The Surge is a sticking plaster, designed to keep various ethnic groups and militias in Iraq co-opted, at truce or eliminated entirely. This allows the US to achieve what are probably its two most important strategic goals in Iraq; permanent military bases, and what is known as a Production Sharing Agreement (PSA) for Iraq’s oil, which will turn Iraq’s oil fields to private companies for the first time in decades. The PSA for Iraq is a con of monumental proportions – it will leave only 14 out of 80 oil fields in Iraqi control, with the rest in private hands.

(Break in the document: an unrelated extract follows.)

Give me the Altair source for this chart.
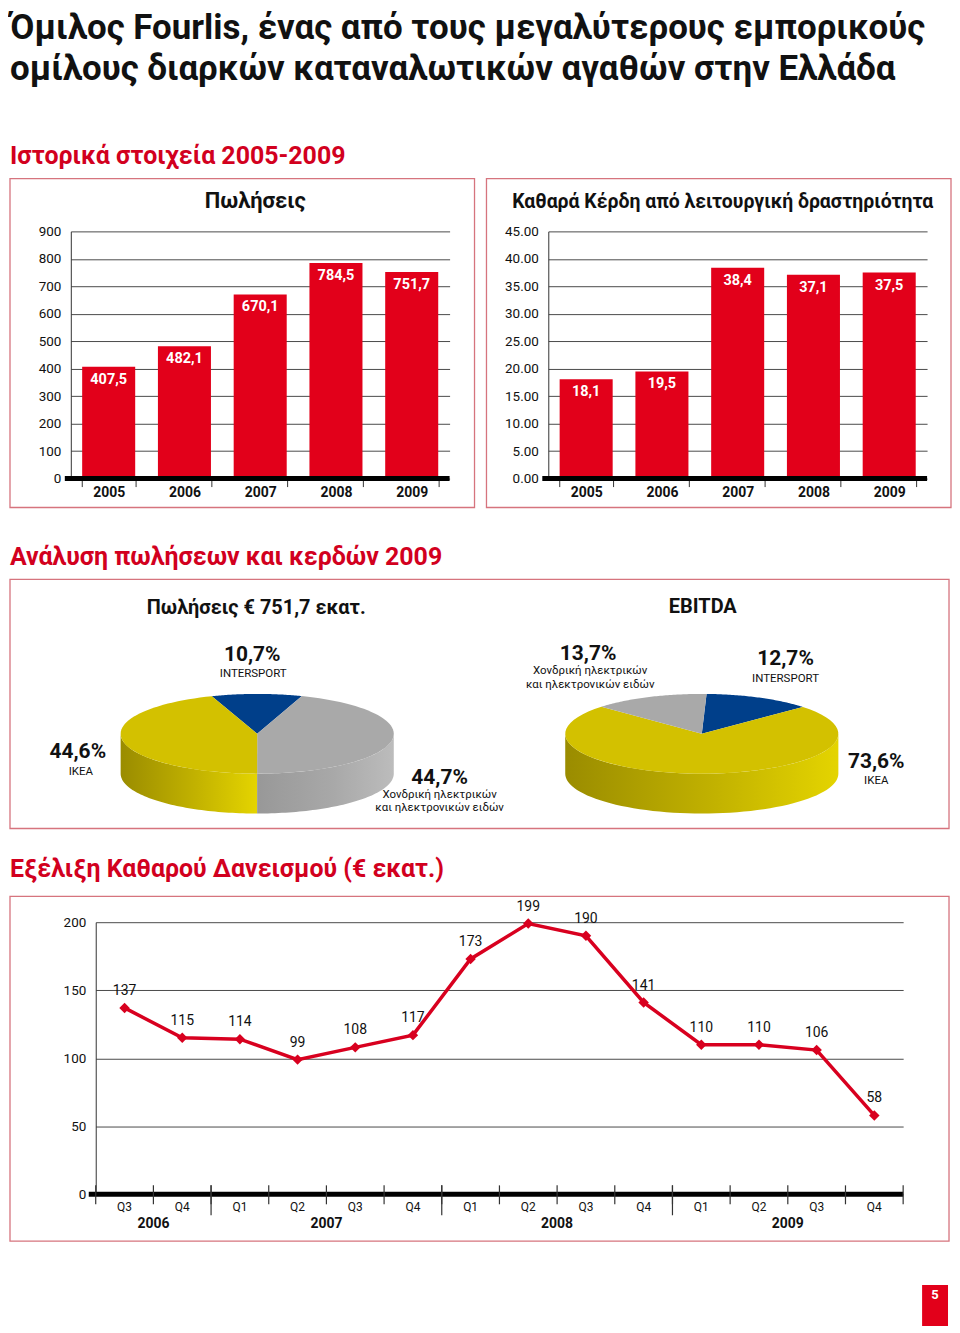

There are no other oil producing countries in the Middle East with such a con of an agreement.
Theres only one force capable of uniting Iraq’s various ethnic groups under a common banner of opposition to the US led occupation, theft of oil reserves and oppose the carving up of their country and decimation of Trade Union organisations in Iraq by sectarian militias – the Iraqi working class.
Socialists who want to help the heroic and embattled Iraqi workers movement advance a vision of their country beyond an Iraq held together by ethnic conflict and assassination, the real legacy of the Surge.